WRITTEN INSTRUCTION:
Identify each line containing the word "this" and copy it.

SUPPLIED DATA:

────────

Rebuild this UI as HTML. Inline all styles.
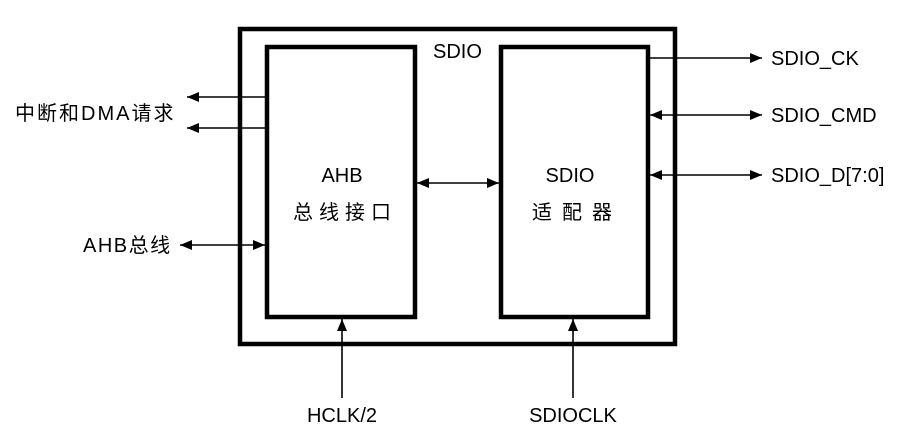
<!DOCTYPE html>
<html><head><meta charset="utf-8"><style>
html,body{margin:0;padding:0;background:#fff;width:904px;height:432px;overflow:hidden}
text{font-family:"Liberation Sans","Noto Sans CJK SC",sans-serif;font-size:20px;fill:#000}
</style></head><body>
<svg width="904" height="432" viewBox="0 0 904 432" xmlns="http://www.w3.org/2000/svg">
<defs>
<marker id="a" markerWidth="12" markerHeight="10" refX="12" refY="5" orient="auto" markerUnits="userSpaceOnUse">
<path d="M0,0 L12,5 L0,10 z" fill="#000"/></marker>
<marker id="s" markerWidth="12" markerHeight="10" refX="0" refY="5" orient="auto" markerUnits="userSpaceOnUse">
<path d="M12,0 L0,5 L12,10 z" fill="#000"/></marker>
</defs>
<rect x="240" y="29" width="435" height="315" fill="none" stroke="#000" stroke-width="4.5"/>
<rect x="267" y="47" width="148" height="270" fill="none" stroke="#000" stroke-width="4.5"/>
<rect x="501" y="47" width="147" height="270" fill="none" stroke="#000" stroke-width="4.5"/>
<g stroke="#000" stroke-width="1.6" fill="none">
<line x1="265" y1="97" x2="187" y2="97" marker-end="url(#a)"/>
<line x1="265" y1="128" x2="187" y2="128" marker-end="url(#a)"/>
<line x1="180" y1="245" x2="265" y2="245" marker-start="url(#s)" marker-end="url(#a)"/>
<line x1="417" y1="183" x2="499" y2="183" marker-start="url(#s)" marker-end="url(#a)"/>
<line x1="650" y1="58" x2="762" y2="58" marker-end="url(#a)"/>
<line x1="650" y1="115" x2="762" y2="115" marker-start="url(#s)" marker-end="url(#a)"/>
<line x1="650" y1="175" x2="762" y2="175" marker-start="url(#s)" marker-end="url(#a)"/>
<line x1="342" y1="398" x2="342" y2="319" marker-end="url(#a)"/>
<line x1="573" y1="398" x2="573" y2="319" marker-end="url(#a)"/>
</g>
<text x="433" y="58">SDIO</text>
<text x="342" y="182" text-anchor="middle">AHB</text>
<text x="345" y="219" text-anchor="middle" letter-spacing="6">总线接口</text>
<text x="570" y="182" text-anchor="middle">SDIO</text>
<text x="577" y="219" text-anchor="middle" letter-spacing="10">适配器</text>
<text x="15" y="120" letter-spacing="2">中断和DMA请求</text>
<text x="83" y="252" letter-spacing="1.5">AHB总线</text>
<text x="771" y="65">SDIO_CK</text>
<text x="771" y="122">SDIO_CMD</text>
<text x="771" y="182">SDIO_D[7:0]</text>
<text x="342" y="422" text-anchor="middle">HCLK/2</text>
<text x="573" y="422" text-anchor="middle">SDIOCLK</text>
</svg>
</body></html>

────────

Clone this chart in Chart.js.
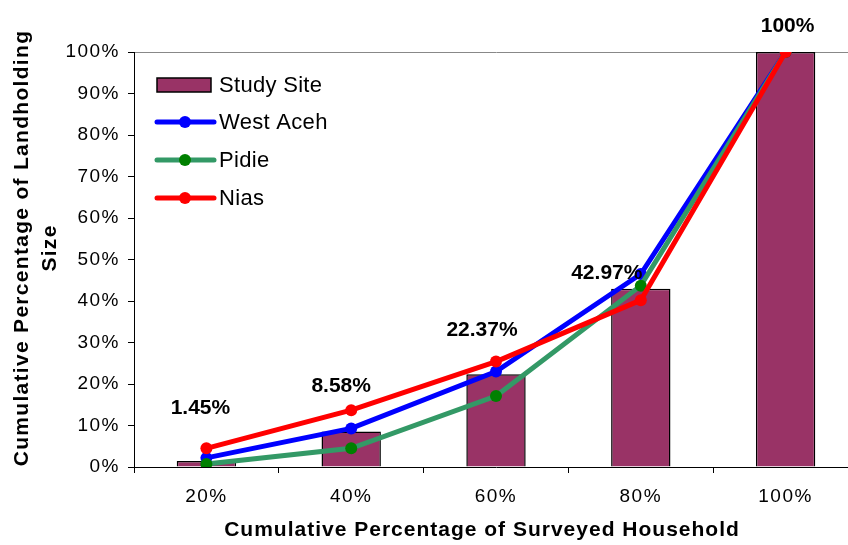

────────

COMPLETED TASK:
Rebuild this UI as HTML. Inline all styles.
Clone this chart in Chart.js.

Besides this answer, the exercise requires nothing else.